▸ **BRIEF**: In the listing below, find the line containing "Recreate this image as a Python" and the line containing "import plotly.graph_objects as go". Repeat exactly those two lines and every line between them, nothing more.

Rows from a dataset of charts and code
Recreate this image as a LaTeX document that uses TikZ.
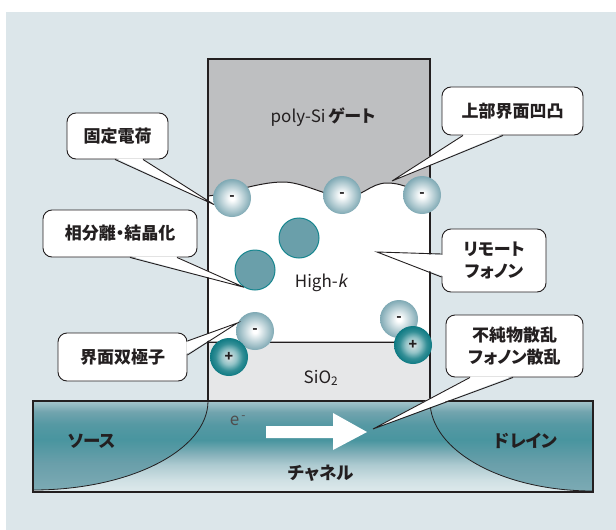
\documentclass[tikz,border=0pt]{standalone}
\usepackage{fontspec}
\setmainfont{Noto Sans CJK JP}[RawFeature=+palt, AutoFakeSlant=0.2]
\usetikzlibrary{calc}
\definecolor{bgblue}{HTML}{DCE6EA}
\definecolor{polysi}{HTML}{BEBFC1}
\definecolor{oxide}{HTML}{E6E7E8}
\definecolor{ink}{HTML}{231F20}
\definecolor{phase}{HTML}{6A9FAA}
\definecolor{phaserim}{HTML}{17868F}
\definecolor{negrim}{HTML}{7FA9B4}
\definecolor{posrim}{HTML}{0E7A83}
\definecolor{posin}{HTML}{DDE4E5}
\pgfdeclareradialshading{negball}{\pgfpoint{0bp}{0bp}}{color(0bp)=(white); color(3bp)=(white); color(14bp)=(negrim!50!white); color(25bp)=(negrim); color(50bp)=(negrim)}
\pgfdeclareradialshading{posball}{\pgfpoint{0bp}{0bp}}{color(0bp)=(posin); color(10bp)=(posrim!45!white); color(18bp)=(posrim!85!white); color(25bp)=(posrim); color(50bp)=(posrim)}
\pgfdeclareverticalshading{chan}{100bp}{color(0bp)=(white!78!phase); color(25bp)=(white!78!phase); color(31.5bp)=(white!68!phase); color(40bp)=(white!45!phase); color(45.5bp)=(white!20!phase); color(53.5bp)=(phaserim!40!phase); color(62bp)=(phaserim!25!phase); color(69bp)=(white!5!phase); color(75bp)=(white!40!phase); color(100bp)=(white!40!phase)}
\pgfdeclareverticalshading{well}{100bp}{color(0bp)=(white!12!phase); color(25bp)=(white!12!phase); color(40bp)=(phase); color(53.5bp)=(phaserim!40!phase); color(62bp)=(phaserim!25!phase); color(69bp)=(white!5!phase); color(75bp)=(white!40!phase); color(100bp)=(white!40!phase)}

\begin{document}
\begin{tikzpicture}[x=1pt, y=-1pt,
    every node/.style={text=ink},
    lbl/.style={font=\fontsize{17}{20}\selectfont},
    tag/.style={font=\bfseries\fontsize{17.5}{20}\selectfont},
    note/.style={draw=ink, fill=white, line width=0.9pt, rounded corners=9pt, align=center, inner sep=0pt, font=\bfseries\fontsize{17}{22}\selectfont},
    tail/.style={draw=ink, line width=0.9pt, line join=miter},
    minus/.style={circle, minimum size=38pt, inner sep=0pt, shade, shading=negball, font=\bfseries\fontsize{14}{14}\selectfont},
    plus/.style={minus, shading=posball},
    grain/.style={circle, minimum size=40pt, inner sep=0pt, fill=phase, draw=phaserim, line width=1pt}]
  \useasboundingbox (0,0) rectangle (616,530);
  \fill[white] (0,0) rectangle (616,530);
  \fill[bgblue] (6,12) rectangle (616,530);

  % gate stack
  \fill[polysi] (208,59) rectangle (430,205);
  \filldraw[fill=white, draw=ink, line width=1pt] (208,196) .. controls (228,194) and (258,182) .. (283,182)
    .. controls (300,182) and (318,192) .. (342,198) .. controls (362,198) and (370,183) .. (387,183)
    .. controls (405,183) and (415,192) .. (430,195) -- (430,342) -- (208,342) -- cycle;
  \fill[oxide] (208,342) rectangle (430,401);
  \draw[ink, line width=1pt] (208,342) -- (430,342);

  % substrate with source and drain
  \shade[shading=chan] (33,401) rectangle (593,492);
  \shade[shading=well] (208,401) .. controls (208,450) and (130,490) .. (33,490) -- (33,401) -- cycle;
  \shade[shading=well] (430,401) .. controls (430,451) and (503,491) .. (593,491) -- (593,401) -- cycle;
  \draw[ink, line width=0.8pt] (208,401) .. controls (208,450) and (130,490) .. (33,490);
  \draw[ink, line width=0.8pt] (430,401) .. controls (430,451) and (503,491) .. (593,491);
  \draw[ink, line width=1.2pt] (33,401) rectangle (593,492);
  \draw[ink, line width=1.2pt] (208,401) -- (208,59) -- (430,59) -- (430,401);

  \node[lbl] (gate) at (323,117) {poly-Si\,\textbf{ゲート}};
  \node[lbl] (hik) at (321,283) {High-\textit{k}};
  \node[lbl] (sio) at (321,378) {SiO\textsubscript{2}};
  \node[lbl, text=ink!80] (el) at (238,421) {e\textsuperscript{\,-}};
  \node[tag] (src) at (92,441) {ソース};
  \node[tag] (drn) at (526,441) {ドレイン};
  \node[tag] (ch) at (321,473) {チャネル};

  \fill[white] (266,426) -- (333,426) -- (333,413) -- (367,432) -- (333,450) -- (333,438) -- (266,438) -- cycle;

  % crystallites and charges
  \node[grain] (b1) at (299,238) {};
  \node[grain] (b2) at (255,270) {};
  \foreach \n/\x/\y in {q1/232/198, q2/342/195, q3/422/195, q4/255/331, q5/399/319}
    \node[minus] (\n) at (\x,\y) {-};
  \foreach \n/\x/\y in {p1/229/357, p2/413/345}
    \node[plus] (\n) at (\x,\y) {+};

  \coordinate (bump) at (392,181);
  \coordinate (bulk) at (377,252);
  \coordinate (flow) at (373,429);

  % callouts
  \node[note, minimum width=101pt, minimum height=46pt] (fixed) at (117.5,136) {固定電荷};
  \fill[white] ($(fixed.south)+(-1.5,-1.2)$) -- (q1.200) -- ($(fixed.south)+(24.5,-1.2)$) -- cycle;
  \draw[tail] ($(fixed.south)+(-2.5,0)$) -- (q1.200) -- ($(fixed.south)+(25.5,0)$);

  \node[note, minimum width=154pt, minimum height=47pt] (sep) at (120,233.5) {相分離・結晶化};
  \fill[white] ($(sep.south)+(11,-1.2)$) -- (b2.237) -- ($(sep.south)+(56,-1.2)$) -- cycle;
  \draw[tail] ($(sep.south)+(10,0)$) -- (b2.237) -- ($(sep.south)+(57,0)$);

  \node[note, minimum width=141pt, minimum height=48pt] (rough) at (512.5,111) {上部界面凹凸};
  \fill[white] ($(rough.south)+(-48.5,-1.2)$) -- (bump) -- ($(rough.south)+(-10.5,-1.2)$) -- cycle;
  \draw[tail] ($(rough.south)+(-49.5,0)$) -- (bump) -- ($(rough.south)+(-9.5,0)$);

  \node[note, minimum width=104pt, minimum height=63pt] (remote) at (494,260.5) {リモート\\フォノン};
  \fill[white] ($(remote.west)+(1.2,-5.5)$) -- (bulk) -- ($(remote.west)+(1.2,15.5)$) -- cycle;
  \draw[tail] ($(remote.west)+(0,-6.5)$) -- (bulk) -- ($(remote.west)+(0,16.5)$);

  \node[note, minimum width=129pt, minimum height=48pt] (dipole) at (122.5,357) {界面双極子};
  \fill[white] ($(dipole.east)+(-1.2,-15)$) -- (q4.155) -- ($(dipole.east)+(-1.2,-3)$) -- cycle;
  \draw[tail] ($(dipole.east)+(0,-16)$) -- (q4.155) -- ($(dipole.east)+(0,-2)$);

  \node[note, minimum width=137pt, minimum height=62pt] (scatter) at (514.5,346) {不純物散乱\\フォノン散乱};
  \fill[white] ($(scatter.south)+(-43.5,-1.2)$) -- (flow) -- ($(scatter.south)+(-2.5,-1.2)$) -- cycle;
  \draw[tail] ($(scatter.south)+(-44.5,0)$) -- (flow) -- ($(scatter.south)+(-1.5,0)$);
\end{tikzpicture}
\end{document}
* * *
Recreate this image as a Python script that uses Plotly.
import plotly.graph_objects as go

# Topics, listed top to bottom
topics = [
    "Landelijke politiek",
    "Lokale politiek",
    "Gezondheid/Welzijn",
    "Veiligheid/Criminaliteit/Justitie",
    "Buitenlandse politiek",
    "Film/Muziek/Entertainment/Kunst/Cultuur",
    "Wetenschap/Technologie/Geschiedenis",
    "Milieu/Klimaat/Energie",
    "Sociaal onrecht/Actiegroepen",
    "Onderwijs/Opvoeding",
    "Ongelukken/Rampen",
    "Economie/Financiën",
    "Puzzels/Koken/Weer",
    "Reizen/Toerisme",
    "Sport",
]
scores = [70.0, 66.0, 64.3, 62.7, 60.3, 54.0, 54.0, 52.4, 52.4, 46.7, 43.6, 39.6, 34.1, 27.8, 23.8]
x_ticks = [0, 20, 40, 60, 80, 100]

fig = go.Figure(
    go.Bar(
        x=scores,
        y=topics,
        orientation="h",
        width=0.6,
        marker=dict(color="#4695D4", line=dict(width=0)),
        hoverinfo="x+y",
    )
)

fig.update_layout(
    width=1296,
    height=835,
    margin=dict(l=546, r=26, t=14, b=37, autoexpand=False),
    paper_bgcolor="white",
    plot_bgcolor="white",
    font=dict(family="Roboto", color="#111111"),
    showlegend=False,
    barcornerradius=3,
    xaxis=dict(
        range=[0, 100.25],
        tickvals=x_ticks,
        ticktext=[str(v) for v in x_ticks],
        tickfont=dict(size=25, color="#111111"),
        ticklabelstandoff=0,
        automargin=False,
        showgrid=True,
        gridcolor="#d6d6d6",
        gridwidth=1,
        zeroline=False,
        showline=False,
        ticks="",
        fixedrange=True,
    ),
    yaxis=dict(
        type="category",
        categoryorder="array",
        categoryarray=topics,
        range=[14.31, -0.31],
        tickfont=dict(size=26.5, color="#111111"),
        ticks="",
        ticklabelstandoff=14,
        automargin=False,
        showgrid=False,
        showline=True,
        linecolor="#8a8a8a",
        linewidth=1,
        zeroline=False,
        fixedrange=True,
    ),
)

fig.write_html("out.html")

▸ **EXERCISE OUTPUT**:
Recreate this image as a Python script that uses Plotly.
import plotly.graph_objects as go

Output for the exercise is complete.